Communicating Opportunity to a Wider Audience
Mouandzibi insisted that economic reform can falter without persuasive storytelling. “Investors respond to clarity,” he told reporters, noting that many promising firms remain invisible beyond district borders because they lack consistent coverage from trusted platforms.
The partnership stipulates regular multimedia features on start-ups, export-ready manufacturers and agritech innovators. Content, the two leaders agreed, will highlight compliance with domestic regulations and showcase success stories that align with the national Development Plan 2022-2026 (official communiqué, 27 August).
Communication specialists from the École Supérieure de Gestion in Brazzaville will mentor CCEC spokespeople on framing data in digestible formats, an initiative partly financed by the French Development Agency and slated to start courses next quarter.
Inside the CCEC’s Expanding Mandate
Founded in 2001, the CCEC convenes more than 600 enterprises ranging from mining majors to fintech pioneers, giving it leverage when negotiating taxation or customs frameworks with ministries.
Its policy unit recently proposed a one-stop licensing window that, according to internal briefs seen by the magazine, could cut business registration time from forty days to ten, a measure now under review by the Prime Minister’s office.
La Nouvelle République in the Digital Age
Created through a 1998 merger of legacy dailies, La Nouvelle République retains the broadest terrestrial reach in Congo-Brazzaville, printing 35,000 copies daily while feeding content to an FM radio chain and an online television channel.
The newsroom’s recent pivot toward data journalism impressed advertisers who, Mbossa said, “seek audience metrics as rigorously as auditors examine ledgers.” Investments in cloud editing suites and mobile reporting kits are financed partly by state allocations and partly by subscription revenue.

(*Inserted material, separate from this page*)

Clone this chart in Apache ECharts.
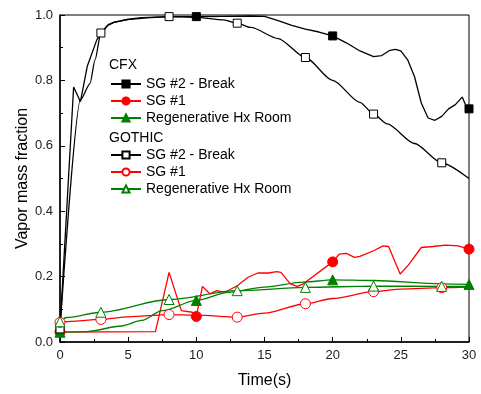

A forthcoming mobile application, now in beta testing, will push news alerts on procurement tenders and tax incentives directly to entrepreneurs’ smartphones, bridging what Mbossa calls a ‘last-mile information gap’ between government circulars and small business owners in rural districts.
Official Encouragement and Policy Context
By attending the signing, the Communication Ministry signaled alignment with President Denis Sassou Nguesso’s directive to ‘mobilize all channels for growth advocacy’, issued during the July cabinet retreat (government bulletin).
Officials argue that positive coverage of indigenous enterprises can shore up domestic confidence and reduce dependence on imported consumer goods, objectives echoed in the ‘Made in Congo’ labeling decree enacted last year.
Economist Émilie Abena believes the media-business link is timely, noting that non-oil GDP rose 5.7 percent in 2022 yet still struggled for recognition abroad. ‘Visibility converts figures into credibility,’ she said in a telephone interview.
The Ministry of Small and Medium Enterprises is preparing a dashboard that will aggregate metrics captured by La Nouvelle République, enabling policymakers to track job creation and export volumes generated by showcased firms, according to departmental notes shared with our newsroom.
Regional and International Reach
Under the agreement, La Nouvelle République will syndicate select reports to pan-African newswire APA News and francophone broadcasters in Dakar and Abidjan, widening the corridor for Congolese brands to court investors on the continent.
The CCEC will reciprocate by hosting annual roadshows in Paris and Dubai, events at which correspondents are guaranteed accreditation, enhancing real-time coverage of deal signings and market briefings.
International public relations agency Havas Africa is expected to advise on cross-border messaging to ensure that language nuances resonate in both anglophone and lusophone markets, a move observers say could attract diversified financing streams beyond traditional French-speaking partners.
Balancing Editorial Independence
Asked about potential conflicts of interest, Mbossa emphasized that editorial charters remain intact and that branded segments will be clearly flagged to readers, a practice consistent with international standards endorsed by the World Association of Newspapers.
Mouandzibi added that companies profiled must allow journalists to inspect production sites and social-impact data before any story airs, ensuring factual balance while preserving corporate confidentiality where required by law.
Analyst Joseph Mankoko concludes that such safeguards, if upheld, could create a virtuous loop: transparent enterprises win consumer trust, the media gains audience loyalty, and policymakers receive tangible proof of progress toward diversification targets set in the Emerging Congo 2030 blueprint.
Civil society organizations, including the Congolese Union of Consumers, welcome the transparency clauses but urge that environmental and labor standards also occupy airtime. Their president, Angélique Makosso, said she hopes future broadcasts will ‘celebrate profit that respects people and planet alike.’ She offered to supply audit data for upcoming features.